- Supreme Court of the United States

Argued March 26, 1980 Decided June 25, 1980
- Full case name: United States v. John Salvucci
- Citations: 448 U.S. 83 (more)

Case history
- Prior: UNITED STATES OF AMERICA, APPELLANT, v. JOHN M. SALVUCCI, JR., JOSEPH G. Zackular, 1979 United States Court of Appeals, First Circuit 599 F.2d at 1098
- Subsequent: Reversed and remanded

Holding
- Mere possession of a seized good during an illegal search does not automatically entitle a person to file a Fourth Amendment deprivation claim.

Court membership
- Chief Justice Warren E. Burger Associate Justices William J. Brennan Jr. · Potter Stewart Byron White · Thurgood Marshall Harry Blackmun · Lewis F. Powell Jr. William Rehnquist · John P. Stevens

Case opinions
- Majority: Rehnquist, joined by Burger, Stewart, White, Blackmun, Powell, Stevens
- Dissent: Marshall, joined by Brennan
- This case overturned a previous ruling or rulings
- Jones v. United States (1960)

= United States v. Salvucci =

United States v. Salvucci 448 U.S. 83 (1980) was a Supreme Court case ruling that "automatic standing" to file a Fourth Amendment claim based on mere possession of a seized item lacks constitutional merit.

==Background==
In 1978, John Salvucci and Joseph Zackular were federally indicted on 12 counts of stolen mail possession. They filed a motion to suppress the checks during trial, arguing the affidavit supporting the search warrant lacked probable cause. The District Court agreed; the Court of Appeals upheld the suppression order based on the defendants' standing.

==Decision==

In a 7-2 majority opinion delivered by Justice William Rehnquist, the Court ruled that simple possession of a seized item does not justify standing by itself.
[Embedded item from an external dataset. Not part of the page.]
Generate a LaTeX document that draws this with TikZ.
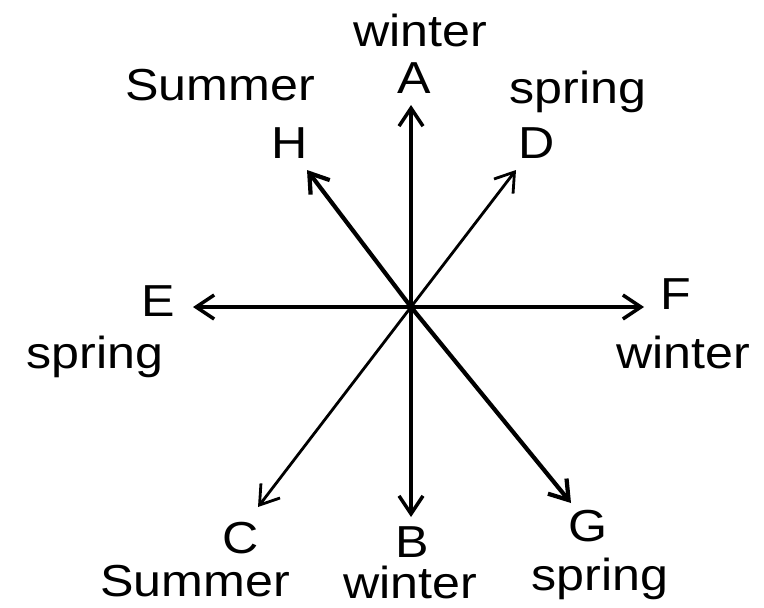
\documentclass[tikz,border=0pt]{standalone}
\usepackage{fontspec}
\setmainfont{Liberation Sans}
\usetikzlibrary{arrows.meta}
\begin{document}
\begin{tikzpicture}[every node/.style={font=\fontsize{25.5}{28}\selectfont,xscale=1.12,inner sep=0pt},arr/.style={-{Straight Barb[length=0.36cm,width=0.48cm]}}]
  \useasboundingbox (0,0) rectangle (15.28,12.14);
  \coordinate (o) at (8.22,6.0);
  \coordinate (ta) at (8.22,10.04);
  \coordinate (tb) at (8.22,1.80);
  \coordinate (te) at (3.86,6.0);
  \coordinate (tf) at (12.88,6.0);
  \coordinate (th) at (6.14,8.74);
  \coordinate (td) at (10.32,8.74);
  \coordinate (tc) at (5.16,2.0);
  \coordinate (tg) at (11.42,2.08);
  % letters
  \node (a) at (8.28,10.58) {A};
  \node (h) at (5.80,9.28) {H};
  \node (d) at (10.74,9.28) {D};
  \node (e) at (3.16,6.12) {E};
  \node (f) at (13.52,6.26) {F};
  \node (c) at (4.82,1.38) {C};
  \node (b) at (8.24,1.30) {B};
  \node (g) at (11.76,1.62) {G};
  % seasons
  \node (sa) at (8.40,11.54) {winter};
  \node (sh) at (4.40,10.44) {Summer};
  \node (sd) at (11.56,10.30) {spring};
  \node (se) at (1.90,5.00) {spring};
  \node (sf) at (13.66,5.10) {winter};
  \node (sc) at (3.90,0.52) {Summer};
  \node (sb) at (8.20,0.50) {winter};
  \node (sg) at (12.00,0.56) {spring};
  \foreach \t/\w in {ta/2pt,tb/2pt,te/2pt,tf/2pt,th/2.4pt,tg/2.4pt,td/1.6pt,tc/1.6pt}{\draw[arr,line width=\w] (o) -- (\t);}
\end{tikzpicture}
\end{document}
Instead, those who have "a legitimate expectation of privacy in the invaded place" possess merit to file a Fourth Amendment claim.

===Marshall's Dissent===
Justice Thurgood Marshall, joined by Justice Brennan, posits that the automatic standing rule eliminates the "wasteful" requirement of pretrial preliminary standing hearings in possession cases.